Work instructions: Wherever the string "standalone" appears in a line, extract that line.
▶
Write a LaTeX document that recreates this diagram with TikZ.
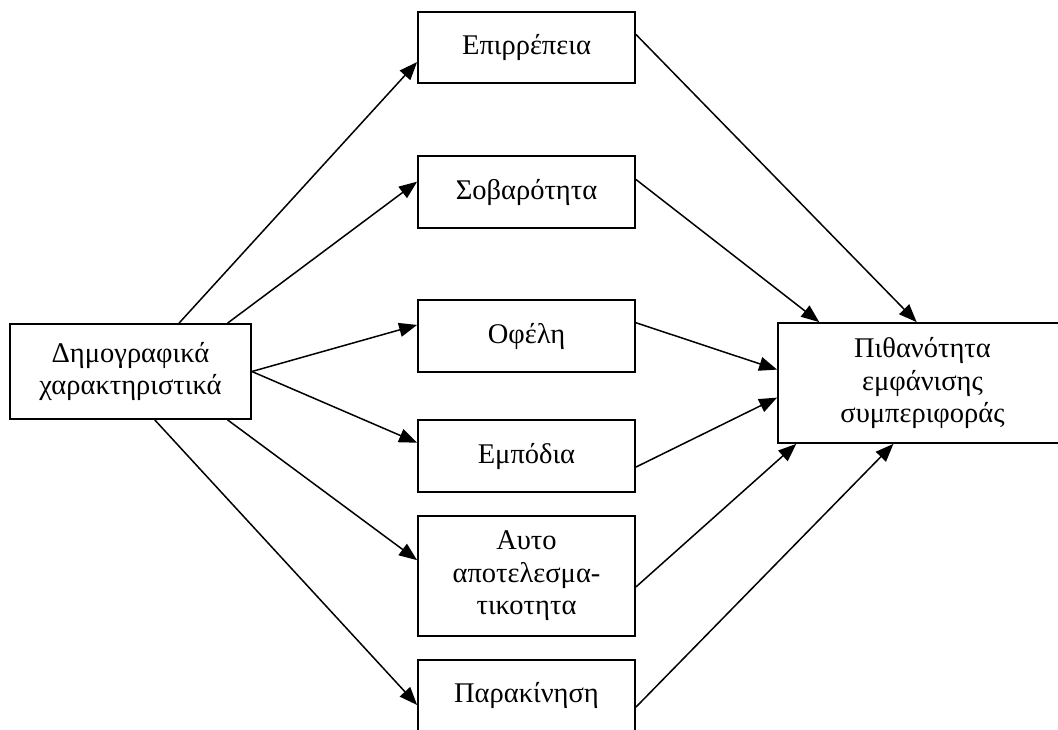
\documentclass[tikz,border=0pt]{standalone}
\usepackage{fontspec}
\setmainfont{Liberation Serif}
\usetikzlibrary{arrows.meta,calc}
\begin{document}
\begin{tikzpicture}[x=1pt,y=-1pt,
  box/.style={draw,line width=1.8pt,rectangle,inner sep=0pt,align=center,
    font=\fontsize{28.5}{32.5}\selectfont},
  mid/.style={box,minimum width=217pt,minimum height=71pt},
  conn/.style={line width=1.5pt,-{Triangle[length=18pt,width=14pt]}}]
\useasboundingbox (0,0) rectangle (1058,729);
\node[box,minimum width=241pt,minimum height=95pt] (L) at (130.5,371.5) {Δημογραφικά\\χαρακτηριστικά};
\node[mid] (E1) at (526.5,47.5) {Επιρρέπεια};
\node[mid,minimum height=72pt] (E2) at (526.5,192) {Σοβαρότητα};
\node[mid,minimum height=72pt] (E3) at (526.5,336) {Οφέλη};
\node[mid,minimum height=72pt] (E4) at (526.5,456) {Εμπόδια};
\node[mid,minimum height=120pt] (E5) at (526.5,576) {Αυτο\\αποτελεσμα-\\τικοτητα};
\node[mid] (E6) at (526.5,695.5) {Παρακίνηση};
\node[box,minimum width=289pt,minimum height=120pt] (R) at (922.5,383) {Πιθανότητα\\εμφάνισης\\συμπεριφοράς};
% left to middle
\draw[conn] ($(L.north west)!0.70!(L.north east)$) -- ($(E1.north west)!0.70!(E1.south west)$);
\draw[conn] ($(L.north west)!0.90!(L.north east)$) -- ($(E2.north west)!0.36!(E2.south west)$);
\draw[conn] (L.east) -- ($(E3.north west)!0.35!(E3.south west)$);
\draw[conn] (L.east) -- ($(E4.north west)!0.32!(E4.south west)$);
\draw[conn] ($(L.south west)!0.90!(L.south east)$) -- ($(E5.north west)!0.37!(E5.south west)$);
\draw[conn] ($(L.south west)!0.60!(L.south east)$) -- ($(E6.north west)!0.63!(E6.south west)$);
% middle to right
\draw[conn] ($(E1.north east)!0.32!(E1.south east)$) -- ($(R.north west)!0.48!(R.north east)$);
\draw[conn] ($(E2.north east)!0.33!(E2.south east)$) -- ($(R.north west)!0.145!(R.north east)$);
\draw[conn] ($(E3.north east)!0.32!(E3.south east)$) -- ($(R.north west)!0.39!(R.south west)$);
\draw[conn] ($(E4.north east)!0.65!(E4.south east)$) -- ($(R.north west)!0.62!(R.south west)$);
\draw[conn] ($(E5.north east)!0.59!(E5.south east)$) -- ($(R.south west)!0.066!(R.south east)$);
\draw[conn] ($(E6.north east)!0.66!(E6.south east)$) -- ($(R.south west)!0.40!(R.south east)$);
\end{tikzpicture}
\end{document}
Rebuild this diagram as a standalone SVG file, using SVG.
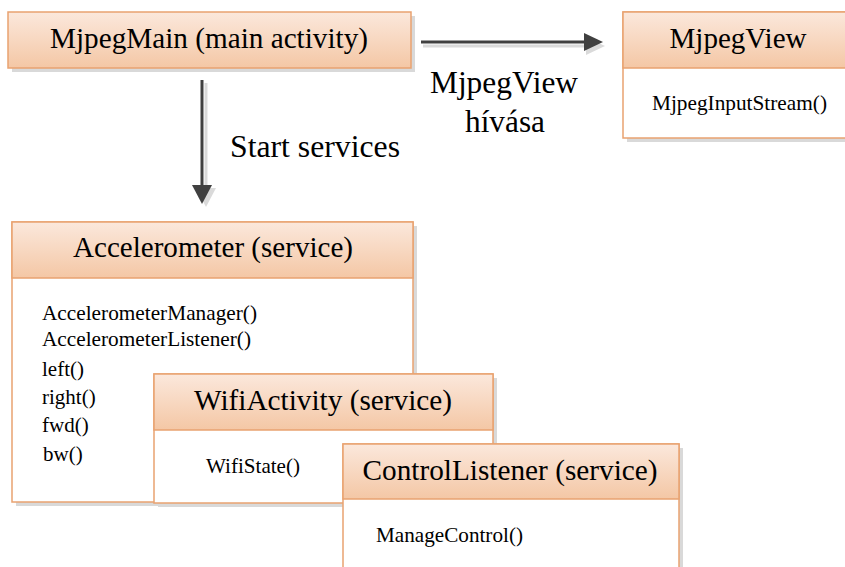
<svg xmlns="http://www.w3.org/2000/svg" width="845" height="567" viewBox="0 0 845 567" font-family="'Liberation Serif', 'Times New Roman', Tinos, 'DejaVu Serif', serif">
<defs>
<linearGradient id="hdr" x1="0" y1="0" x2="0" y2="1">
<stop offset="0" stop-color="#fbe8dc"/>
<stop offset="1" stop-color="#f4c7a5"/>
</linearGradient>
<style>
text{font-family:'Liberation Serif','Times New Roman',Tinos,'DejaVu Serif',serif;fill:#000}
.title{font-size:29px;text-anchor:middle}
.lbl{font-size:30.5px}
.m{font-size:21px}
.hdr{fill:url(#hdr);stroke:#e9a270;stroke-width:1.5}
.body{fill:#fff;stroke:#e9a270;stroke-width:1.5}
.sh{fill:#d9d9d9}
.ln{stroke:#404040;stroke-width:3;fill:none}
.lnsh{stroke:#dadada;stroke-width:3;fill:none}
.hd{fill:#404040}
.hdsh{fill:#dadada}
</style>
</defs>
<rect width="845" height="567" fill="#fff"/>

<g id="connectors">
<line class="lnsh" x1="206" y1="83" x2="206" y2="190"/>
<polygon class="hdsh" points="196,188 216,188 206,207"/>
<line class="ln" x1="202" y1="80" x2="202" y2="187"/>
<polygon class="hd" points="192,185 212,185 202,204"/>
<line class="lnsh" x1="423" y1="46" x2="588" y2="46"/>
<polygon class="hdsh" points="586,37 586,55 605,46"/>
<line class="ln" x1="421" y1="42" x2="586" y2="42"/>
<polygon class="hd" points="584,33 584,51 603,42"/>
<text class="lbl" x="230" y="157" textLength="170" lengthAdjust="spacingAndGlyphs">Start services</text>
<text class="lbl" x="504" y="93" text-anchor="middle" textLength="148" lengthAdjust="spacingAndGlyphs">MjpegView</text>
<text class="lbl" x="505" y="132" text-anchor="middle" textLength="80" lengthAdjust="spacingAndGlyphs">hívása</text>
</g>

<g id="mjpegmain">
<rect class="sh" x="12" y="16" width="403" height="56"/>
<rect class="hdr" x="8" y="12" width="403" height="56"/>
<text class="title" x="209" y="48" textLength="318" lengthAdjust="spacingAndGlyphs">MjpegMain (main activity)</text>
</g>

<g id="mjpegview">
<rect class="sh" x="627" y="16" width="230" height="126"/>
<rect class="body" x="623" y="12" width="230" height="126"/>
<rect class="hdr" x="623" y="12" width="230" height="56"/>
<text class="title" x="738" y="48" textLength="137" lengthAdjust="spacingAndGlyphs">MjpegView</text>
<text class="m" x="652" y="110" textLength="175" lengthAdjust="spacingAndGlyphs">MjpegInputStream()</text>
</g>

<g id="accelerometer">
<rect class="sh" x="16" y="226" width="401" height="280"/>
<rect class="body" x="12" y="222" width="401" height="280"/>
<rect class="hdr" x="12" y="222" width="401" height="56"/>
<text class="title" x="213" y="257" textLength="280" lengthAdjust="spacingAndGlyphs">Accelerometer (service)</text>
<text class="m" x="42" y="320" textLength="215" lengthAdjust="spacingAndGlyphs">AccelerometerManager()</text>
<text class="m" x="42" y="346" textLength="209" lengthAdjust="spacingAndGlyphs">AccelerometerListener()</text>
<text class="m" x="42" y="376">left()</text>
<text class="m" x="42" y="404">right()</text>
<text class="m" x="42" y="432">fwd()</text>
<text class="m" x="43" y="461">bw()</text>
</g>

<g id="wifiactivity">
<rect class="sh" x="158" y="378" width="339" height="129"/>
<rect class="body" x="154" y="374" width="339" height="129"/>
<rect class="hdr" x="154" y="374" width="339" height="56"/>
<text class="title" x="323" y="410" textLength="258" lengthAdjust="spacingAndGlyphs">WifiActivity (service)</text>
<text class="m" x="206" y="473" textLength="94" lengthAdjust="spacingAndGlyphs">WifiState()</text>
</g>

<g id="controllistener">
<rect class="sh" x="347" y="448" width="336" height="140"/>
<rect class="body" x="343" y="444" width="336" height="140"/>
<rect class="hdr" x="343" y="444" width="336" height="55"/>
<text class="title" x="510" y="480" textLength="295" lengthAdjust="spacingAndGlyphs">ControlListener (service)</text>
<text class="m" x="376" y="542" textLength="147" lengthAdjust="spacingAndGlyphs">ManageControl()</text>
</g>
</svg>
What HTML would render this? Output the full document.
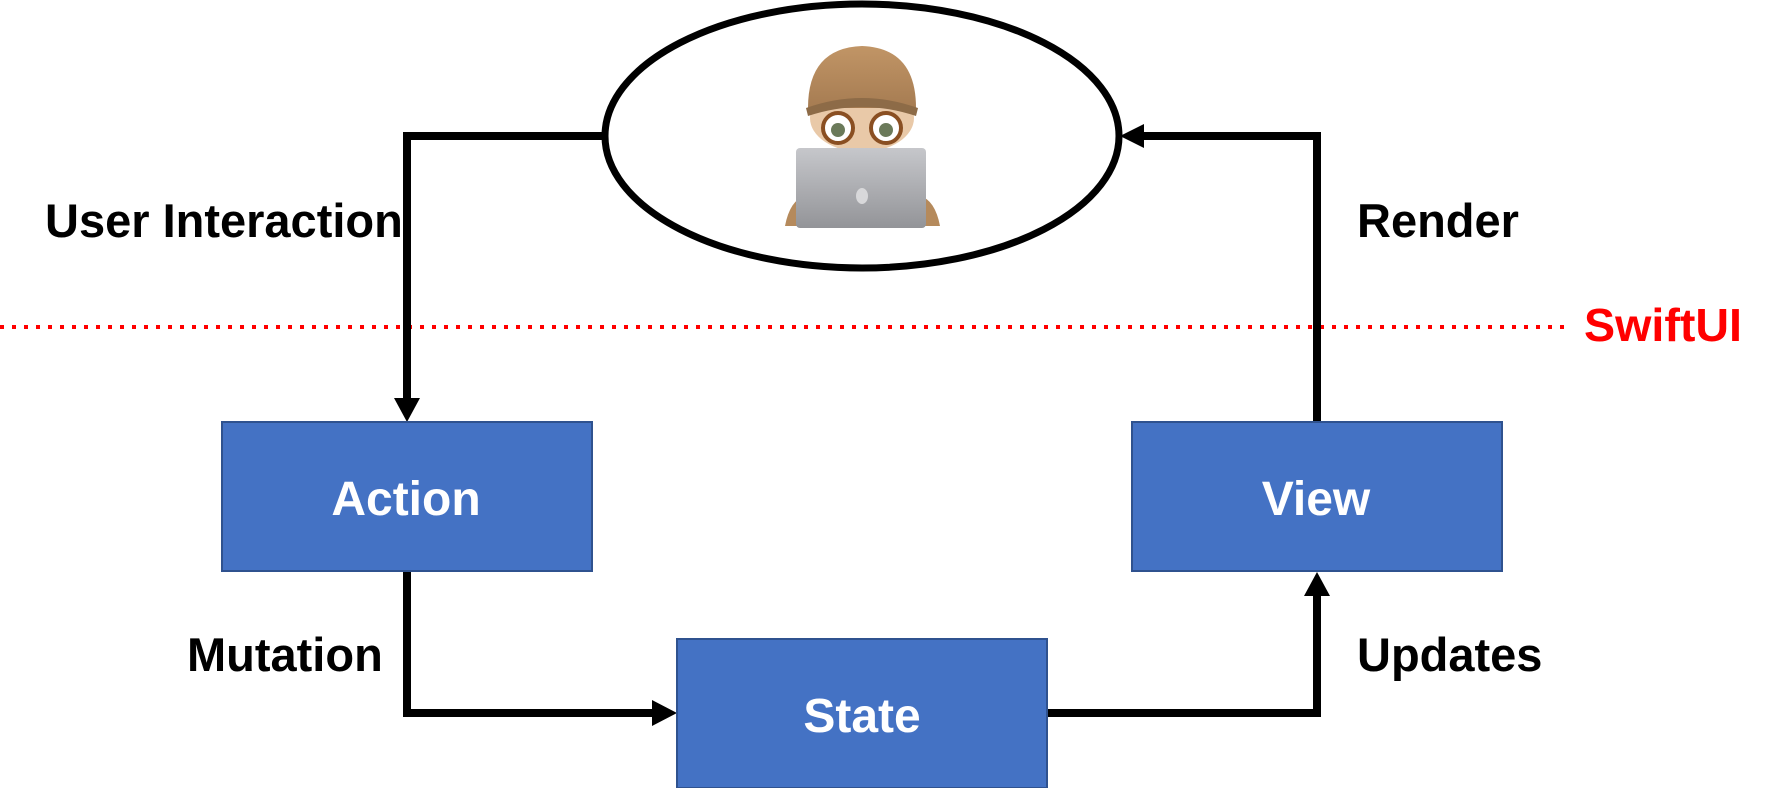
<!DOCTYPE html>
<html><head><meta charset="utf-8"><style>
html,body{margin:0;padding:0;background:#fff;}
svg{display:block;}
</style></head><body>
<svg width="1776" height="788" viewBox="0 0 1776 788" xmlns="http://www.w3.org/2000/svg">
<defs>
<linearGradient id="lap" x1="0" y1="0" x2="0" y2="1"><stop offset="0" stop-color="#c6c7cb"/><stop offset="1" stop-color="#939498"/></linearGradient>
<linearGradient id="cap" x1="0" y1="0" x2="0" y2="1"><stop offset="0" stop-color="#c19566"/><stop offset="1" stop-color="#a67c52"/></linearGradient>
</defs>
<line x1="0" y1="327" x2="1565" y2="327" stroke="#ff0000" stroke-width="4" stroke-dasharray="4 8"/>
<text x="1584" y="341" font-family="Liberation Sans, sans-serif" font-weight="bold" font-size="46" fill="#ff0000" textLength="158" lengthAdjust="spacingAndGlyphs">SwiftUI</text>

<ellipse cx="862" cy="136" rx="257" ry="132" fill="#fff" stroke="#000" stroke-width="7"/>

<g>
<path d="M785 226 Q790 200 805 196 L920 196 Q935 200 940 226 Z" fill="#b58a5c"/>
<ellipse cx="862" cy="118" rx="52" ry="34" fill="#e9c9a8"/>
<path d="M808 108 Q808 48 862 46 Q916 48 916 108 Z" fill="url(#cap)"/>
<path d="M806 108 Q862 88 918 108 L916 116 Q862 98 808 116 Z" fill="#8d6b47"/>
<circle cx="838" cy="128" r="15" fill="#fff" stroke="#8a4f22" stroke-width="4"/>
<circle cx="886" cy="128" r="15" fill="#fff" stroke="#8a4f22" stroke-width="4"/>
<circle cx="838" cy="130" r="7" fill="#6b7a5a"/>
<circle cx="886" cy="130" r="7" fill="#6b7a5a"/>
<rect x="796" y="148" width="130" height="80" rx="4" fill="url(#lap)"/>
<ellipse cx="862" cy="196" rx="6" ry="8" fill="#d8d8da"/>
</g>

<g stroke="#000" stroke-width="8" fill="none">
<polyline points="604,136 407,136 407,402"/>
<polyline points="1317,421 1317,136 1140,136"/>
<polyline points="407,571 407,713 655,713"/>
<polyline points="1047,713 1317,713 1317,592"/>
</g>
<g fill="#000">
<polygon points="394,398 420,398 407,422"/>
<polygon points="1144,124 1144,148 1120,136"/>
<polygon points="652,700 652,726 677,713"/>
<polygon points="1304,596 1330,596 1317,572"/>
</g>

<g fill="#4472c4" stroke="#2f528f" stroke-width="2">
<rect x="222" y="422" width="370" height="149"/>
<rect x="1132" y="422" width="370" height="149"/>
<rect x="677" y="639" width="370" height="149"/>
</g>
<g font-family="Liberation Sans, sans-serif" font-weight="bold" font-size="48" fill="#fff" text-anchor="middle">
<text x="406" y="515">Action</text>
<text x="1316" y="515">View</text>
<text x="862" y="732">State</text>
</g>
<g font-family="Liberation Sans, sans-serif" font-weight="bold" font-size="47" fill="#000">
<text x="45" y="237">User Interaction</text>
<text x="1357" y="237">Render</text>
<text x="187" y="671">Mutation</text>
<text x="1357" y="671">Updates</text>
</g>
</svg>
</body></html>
◀
Output of the task:
\documentclass[tikz,border=0pt]{standalone}
Rebuild this diagram as a standalone SVG file, using SVG.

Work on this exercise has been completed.